MATERIALS PROVIDED:
--*--

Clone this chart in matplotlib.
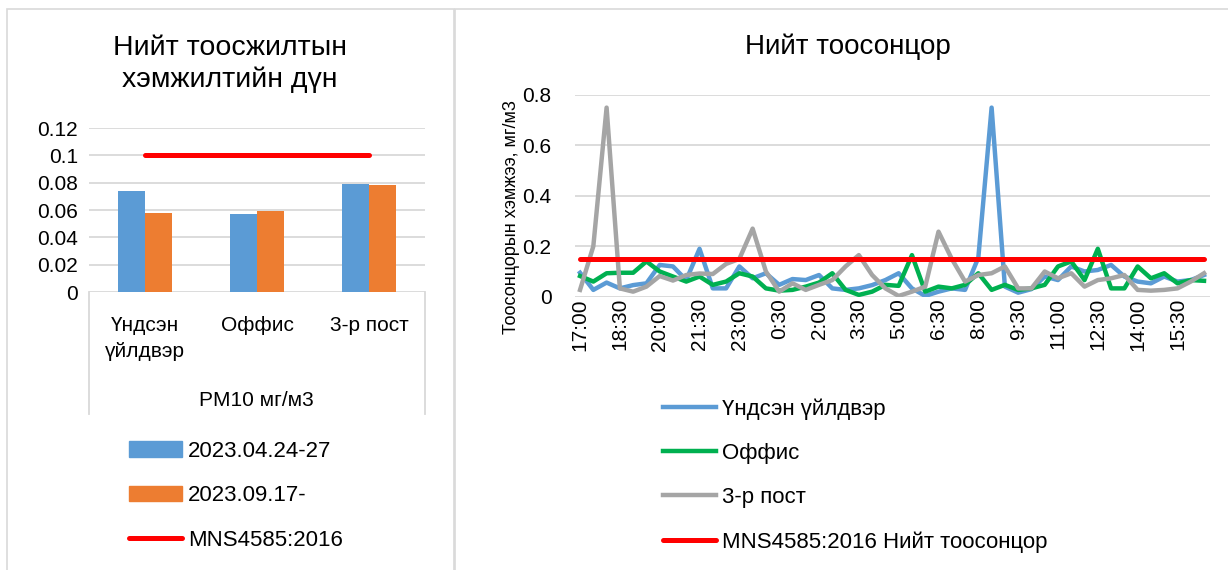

--*--

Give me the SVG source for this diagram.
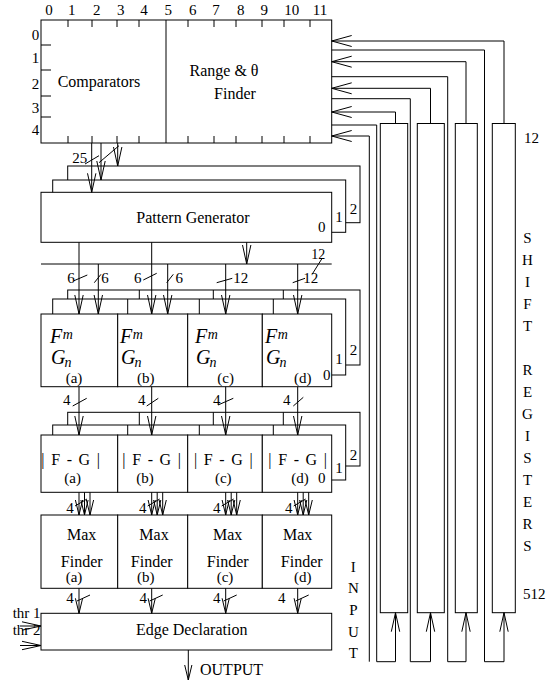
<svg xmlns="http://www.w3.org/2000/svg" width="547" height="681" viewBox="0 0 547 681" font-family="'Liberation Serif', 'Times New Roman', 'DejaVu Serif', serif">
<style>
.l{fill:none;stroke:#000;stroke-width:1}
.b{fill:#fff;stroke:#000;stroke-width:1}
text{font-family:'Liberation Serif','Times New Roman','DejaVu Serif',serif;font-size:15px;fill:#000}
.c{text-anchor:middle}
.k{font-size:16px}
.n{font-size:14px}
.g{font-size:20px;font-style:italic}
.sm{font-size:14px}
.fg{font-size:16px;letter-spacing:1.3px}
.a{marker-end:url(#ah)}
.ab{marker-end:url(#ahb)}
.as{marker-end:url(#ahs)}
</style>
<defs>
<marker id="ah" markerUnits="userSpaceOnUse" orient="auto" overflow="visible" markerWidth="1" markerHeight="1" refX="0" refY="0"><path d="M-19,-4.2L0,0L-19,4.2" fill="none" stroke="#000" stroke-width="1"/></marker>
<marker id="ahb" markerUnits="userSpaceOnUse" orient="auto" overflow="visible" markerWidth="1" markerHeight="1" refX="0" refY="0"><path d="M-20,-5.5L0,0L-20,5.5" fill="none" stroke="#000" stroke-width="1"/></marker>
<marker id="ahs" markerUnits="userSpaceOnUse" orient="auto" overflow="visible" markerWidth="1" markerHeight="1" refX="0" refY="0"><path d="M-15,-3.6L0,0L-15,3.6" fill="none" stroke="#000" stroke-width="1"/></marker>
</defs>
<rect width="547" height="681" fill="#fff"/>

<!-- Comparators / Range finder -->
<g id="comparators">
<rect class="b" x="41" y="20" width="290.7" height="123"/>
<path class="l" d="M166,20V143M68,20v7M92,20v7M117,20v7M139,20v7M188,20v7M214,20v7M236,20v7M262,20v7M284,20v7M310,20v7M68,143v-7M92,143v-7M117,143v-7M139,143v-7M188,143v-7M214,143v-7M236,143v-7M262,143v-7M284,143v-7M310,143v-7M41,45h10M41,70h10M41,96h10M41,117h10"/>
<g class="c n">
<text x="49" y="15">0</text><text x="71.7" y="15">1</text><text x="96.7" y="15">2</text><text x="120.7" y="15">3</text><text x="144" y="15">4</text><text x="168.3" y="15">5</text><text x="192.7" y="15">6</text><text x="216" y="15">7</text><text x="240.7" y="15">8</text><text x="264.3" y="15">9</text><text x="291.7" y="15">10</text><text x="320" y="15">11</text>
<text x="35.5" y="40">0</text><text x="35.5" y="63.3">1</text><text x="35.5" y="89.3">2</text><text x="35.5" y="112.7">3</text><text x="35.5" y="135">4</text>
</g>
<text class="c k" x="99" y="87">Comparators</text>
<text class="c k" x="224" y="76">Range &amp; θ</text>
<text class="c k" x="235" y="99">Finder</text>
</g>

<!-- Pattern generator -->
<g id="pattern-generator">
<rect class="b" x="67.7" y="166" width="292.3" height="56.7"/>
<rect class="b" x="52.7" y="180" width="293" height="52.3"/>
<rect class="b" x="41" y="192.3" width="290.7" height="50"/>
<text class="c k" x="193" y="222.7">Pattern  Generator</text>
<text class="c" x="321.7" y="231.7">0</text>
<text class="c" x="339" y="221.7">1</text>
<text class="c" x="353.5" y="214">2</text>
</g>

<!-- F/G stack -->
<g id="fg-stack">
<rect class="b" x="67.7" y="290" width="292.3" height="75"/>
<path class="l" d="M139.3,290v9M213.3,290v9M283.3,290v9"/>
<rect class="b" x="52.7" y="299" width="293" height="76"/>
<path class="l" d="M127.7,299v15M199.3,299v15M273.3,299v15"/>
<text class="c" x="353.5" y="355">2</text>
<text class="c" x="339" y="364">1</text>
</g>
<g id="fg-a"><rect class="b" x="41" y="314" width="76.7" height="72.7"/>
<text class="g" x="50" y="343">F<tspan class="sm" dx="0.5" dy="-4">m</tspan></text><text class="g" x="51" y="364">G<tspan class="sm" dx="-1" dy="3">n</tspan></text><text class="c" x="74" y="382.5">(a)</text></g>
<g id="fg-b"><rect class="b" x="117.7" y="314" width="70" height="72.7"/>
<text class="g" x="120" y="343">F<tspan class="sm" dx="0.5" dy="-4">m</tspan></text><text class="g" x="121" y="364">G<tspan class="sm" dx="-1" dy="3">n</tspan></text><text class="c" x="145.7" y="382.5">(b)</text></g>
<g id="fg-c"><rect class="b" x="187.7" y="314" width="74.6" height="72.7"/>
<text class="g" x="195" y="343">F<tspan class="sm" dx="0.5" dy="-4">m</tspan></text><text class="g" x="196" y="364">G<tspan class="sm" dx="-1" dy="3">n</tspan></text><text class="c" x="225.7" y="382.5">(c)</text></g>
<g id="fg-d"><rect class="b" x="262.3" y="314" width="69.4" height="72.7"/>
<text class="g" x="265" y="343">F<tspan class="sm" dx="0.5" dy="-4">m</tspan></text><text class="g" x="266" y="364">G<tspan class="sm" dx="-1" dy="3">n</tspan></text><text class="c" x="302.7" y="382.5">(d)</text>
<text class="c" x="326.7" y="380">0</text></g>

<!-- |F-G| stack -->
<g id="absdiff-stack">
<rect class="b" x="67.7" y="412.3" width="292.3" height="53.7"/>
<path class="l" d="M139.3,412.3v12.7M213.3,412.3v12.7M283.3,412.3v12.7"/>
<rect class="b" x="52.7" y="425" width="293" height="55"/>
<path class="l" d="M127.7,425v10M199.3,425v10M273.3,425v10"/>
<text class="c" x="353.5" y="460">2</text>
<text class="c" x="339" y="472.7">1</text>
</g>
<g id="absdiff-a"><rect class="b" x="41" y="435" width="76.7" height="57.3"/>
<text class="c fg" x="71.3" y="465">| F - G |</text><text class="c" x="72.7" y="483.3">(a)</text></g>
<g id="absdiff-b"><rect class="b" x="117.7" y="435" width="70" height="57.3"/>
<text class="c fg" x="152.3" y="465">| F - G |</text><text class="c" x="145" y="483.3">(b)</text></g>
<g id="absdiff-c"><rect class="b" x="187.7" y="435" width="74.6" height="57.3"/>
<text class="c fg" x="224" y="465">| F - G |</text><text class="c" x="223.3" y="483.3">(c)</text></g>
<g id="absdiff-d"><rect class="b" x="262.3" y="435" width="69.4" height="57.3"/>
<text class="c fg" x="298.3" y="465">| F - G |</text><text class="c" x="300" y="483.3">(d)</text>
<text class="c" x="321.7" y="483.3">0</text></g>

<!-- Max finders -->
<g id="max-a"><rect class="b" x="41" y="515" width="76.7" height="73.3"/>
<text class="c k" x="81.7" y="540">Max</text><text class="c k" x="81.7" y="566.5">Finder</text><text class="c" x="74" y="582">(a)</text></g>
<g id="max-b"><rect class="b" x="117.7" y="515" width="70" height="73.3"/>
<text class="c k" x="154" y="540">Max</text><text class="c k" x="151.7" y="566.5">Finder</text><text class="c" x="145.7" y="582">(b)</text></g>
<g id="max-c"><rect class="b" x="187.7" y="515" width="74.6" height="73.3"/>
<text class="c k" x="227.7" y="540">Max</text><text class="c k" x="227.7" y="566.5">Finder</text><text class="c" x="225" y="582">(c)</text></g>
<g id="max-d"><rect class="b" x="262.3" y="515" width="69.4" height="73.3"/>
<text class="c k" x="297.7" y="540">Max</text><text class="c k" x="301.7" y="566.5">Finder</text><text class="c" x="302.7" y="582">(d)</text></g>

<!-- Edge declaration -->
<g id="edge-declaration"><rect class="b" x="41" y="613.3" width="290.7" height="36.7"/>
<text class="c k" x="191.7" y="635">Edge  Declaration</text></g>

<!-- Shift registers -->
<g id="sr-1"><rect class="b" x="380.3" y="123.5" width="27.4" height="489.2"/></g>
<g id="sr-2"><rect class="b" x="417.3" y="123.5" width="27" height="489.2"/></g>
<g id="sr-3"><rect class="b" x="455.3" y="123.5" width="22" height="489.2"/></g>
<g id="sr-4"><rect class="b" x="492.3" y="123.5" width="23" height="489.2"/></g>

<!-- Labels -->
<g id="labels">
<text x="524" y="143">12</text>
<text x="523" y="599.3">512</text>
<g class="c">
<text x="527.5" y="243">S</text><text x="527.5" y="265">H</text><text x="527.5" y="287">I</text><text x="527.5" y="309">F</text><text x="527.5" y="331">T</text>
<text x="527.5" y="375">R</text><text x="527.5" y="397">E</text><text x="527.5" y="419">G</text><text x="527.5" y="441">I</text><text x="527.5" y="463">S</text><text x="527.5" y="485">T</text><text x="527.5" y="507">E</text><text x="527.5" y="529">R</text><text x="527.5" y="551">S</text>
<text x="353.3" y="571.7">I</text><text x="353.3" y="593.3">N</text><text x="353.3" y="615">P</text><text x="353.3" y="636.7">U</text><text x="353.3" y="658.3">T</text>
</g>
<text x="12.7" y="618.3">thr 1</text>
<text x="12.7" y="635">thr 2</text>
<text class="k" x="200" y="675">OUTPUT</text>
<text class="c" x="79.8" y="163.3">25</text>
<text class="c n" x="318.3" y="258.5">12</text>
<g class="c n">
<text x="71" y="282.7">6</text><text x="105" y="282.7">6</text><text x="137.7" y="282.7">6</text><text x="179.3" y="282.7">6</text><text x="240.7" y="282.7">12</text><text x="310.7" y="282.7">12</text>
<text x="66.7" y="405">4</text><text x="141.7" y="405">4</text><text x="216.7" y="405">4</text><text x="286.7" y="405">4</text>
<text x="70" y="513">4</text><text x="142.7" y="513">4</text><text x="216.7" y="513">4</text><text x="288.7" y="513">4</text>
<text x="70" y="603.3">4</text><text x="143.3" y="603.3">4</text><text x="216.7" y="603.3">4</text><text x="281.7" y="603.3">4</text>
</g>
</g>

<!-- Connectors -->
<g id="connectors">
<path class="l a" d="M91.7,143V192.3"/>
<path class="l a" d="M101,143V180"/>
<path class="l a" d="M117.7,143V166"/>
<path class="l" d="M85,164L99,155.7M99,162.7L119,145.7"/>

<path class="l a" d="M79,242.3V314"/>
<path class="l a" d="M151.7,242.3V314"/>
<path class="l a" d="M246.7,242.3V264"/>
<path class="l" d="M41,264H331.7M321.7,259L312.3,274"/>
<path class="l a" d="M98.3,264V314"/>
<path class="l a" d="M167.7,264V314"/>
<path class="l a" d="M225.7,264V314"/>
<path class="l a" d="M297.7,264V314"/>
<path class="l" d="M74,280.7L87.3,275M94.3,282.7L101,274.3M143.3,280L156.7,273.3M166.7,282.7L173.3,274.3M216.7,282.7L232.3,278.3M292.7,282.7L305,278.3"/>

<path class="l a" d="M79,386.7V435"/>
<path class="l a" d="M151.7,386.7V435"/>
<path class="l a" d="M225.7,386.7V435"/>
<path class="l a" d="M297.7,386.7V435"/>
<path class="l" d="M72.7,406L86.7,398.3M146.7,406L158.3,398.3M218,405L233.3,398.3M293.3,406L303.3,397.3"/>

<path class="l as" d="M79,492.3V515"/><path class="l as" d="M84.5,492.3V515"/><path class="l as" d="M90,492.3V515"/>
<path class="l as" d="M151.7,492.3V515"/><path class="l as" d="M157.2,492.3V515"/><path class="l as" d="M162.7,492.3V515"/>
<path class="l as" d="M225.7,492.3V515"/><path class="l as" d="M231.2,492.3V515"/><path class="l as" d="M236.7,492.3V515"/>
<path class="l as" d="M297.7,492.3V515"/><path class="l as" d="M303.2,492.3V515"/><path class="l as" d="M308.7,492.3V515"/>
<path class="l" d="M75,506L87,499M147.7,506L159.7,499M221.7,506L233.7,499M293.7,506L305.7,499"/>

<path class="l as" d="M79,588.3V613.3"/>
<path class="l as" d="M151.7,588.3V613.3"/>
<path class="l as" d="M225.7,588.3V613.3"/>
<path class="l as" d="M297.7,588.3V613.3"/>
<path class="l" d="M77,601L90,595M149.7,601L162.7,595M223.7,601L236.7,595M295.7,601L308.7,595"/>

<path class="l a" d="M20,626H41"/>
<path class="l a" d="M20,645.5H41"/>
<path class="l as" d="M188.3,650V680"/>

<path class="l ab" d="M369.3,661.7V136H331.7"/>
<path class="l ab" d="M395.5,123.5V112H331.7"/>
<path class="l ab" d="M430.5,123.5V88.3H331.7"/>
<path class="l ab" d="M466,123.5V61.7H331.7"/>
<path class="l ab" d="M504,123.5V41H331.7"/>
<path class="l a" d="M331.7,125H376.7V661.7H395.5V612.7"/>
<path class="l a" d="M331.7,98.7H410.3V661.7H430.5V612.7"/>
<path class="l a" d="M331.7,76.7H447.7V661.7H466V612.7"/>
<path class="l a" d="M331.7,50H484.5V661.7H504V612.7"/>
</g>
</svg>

--*--

GIVEN REQUEST: Count the lines above that contain the word "this". Give only the number.

EXERCISE ANSWER: 2